Transcribe the data in full and exactly, omitting any pictures.

----

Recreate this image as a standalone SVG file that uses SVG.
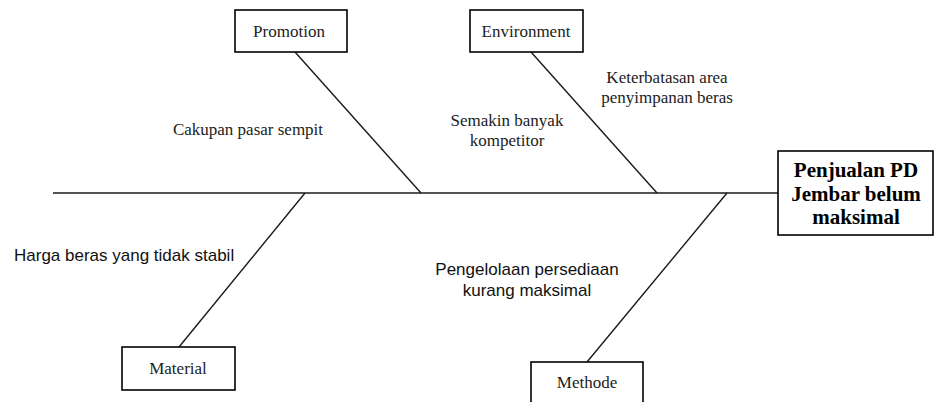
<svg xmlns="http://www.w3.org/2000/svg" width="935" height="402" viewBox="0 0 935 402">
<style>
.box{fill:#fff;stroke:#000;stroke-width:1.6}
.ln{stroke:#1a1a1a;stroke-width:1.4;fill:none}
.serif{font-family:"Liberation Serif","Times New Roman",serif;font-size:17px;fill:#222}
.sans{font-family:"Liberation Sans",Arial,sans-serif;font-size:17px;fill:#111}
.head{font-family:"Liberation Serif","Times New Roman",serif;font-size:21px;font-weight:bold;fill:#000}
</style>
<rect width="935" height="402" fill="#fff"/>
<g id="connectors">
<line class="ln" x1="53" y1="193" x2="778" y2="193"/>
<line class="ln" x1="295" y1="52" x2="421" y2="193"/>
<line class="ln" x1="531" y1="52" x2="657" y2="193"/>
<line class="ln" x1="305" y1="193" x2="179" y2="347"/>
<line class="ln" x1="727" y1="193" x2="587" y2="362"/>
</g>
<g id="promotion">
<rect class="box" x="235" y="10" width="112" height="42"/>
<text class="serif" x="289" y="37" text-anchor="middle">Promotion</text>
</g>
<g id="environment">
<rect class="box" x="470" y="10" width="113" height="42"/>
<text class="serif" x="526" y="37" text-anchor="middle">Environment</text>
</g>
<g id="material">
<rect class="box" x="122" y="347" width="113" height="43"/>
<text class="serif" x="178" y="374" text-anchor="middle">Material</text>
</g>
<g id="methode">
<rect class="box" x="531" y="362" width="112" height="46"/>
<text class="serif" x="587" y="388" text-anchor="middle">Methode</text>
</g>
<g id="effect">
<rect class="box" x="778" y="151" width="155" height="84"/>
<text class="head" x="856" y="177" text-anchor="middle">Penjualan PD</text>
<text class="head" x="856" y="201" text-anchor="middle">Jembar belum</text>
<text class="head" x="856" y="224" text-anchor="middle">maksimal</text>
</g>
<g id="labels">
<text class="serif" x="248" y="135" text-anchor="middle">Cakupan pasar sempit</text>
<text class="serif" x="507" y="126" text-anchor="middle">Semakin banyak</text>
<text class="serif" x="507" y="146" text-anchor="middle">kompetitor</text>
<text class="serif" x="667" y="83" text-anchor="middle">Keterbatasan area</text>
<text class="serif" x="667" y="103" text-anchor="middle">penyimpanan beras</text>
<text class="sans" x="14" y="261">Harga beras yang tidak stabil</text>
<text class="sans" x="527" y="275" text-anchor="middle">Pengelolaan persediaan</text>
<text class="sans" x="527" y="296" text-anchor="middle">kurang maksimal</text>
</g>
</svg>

----

* SOLVED EXERCISE
Recreate this image as a standalone SVG file that uses SVG.
<svg xmlns="http://www.w3.org/2000/svg" width="935" height="402" viewBox="0 0 935 402">
<style>
.box{fill:#fff;stroke:#000;stroke-width:1.6}
.ln{stroke:#1a1a1a;stroke-width:1.4;fill:none}
.serif{font-family:"Liberation Serif","Times New Roman",serif;font-size:17px;fill:#222}
.sans{font-family:"Liberation Sans",Arial,sans-serif;font-size:17px;fill:#111}
.head{font-family:"Liberation Serif","Times New Roman",serif;font-size:21px;font-weight:bold;fill:#000}
</style>
<rect width="935" height="402" fill="#fff"/>
<g id="connectors">
<line class="ln" x1="53" y1="193" x2="778" y2="193"/>
<line class="ln" x1="295" y1="52" x2="421" y2="193"/>
<line class="ln" x1="531" y1="52" x2="657" y2="193"/>
<line class="ln" x1="305" y1="193" x2="179" y2="347"/>
<line class="ln" x1="727" y1="193" x2="587" y2="362"/>
</g>
<g id="promotion">
<rect class="box" x="235" y="10" width="112" height="42"/>
<text class="serif" x="289" y="37" text-anchor="middle">Promotion</text>
</g>
<g id="environment">
<rect class="box" x="470" y="10" width="113" height="42"/>
<text class="serif" x="526" y="37" text-anchor="middle">Environment</text>
</g>
<g id="material">
<rect class="box" x="122" y="347" width="113" height="43"/>
<text class="serif" x="178" y="374" text-anchor="middle">Material</text>
</g>
<g id="methode">
<rect class="box" x="531" y="362" width="112" height="46"/>
<text class="serif" x="587" y="388" text-anchor="middle">Methode</text>
</g>
<g id="effect">
<rect class="box" x="778" y="151" width="155" height="84"/>
<text class="head" x="856" y="177" text-anchor="middle">Penjualan PD</text>
<text class="head" x="856" y="201" text-anchor="middle">Jembar belum</text>
<text class="head" x="856" y="224" text-anchor="middle">maksimal</text>
</g>
<g id="labels">
<text class="serif" x="248" y="135" text-anchor="middle">Cakupan pasar sempit</text>
<text class="serif" x="507" y="126" text-anchor="middle">Semakin banyak</text>
<text class="serif" x="507" y="146" text-anchor="middle">kompetitor</text>
<text class="serif" x="667" y="83" text-anchor="middle">Keterbatasan area</text>
<text class="serif" x="667" y="103" text-anchor="middle">penyimpanan beras</text>
<text class="sans" x="14" y="261">Harga beras yang tidak stabil</text>
<text class="sans" x="527" y="275" text-anchor="middle">Pengelolaan persediaan</text>
<text class="sans" x="527" y="296" text-anchor="middle">kurang maksimal</text>
</g>
</svg>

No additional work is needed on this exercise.